As promised, I’ve agreed to share my recipes for some of the holiday treats I make each year. The following recipe was actually the first treat I made back in 2007 and I’ve been hooked on homemade food-oriented gifts ever since. My feeling is, since I can’t afford to spend oodles of money on people (as much as I wish I could!), I’d rather spend my time. To me, time is perhaps more precious than money, so I hope that by giving my time and care to create a tasty treat for friends and family, that I can still share some holiday cheer. I got this recipe from the November 2007 Cooking Light magazine, but I’ve seen several variations around the internet. I’ve also played around with it a bit as noted below.
Walnut Brittle (you can substitute roasted peanuts as well, but I haven’t experimented with almonds or pecans)
makes approximately 24 ounces
1 c. granulated sugar
1 c. light-colored corn syrup
1/2 c. water
1 T. butter
1.5 c. coarsely chopped walnuts
1.5 tsp baking soda
1 tsp vanilla extract
8oz. dark or milk chocolate (optional)
Prep step: Play prepared jelly-roll pan in 200* oven for about 10 minutes. This will help significantly with step 4.
1. Line a jelly-roll pan with parchment paper and coat paper lightly with cooking spray (NOTE: Do not use wax paper! I’d never used parchment before this and thought I could sub. I was wrong!)
2. Combine sugar, corn syrup, 1/2 c. water and butter in a heavy saucepan. Cook over medium heat, stiffing until sugar dissolves. Cook 20 minutes or until a candy thermometer registers 275*. (A word of warning: I tried cooking for 20 minutes, but found the brittle came out too chewy each time so I finally broke down and bought a candy thermometer from Crate and Barrel. Totally worth it, especially if you’re making multiple batches of this as gifts. Also, the quality of the saucepan, oddly, really does make a difference. I think it has to do with the amount of heat lost through the edges of the pan. Heavier pans insulate better so the sugar mixture heats more evenly. Last, be sure the saucepan is deep enough to account for a good bit of bubbling. The mixture nearly doubles in size when it bubbles up so watch out!)
3. Stir in walnuts; cook 2 minutes or until candy thermometer registers 295*, stirring constantly. (If using peanuts, stir these in now)
4. Remove from heat; stir in baking soda and vanilla (mixture will bubble).

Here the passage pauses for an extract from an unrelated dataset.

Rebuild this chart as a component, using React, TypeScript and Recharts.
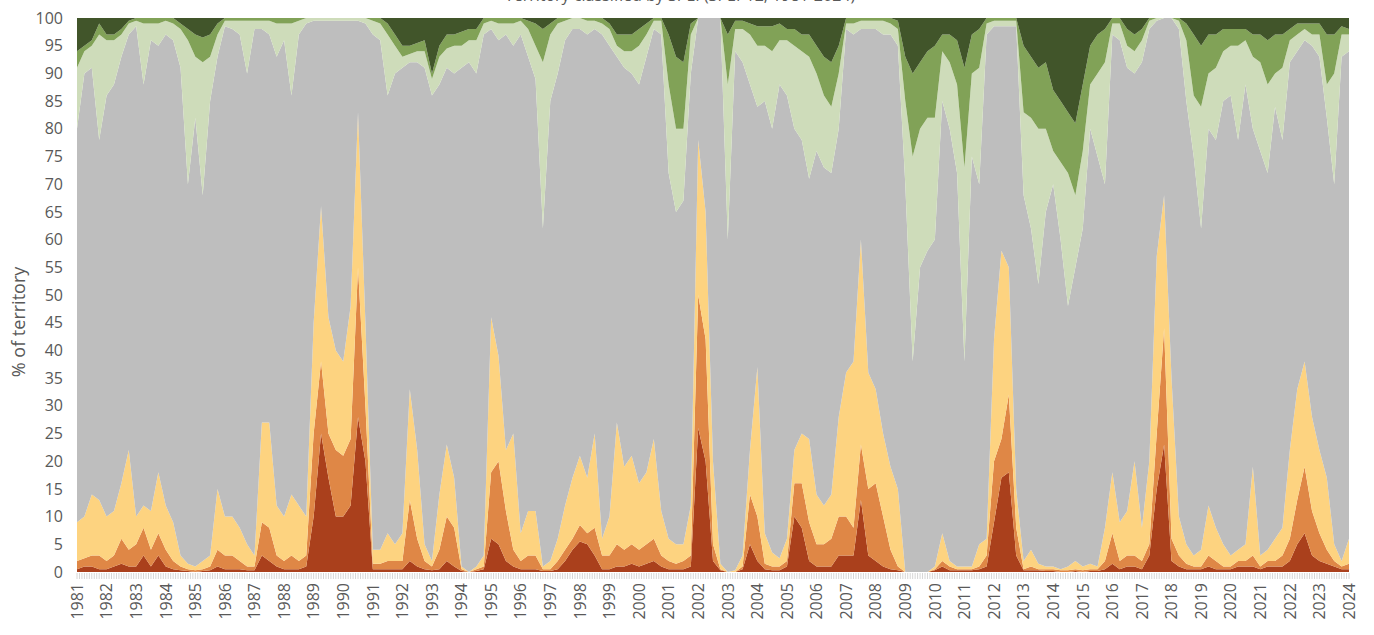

Quickly pour mixture onto prepared pan; spread to 1/4″ thickness using a wooden spoon coated with cooking spray. (I don’t know if I can stress enough that this step needs to happen FAST. The brittle begins to harden as soon as its removed from the heat and the temperature plummets when it hits the pan so you’ve got to move with a purpose. Otherwise, you’ll end up with a big ball of thick rock-hard caramel stuff. This might be fun for a child to chip her teeth on, but not so nice as a gift.)
5. Cook completely; using a wooden spoon, break brittle into bite-sized pieces. (I usually just break off chunks with my hands. You can control the size of the pieces a bit better this way. Using a wooden spoon relies a bit more on the natural weaknesses in the brittle.)
*6. If dipping in chocolate, melt chocolate slowly in double boiler. I’ve never tempered chocolate for this recipe (mostly because I don’t know how), but I bet it would give the chocolate a nice glossy look. Anyhow….
7. Dip ends of brittle in melted chocolate and lay flat on a parchment-lined pan. Cool in refrigerator or freezer. (If you put these in the freezer, don’t forget about them!! Brittle is usually best stored at a relatively cold temperature, but I imagine the shock of freezer to plate doesn’t do any favors for the texture).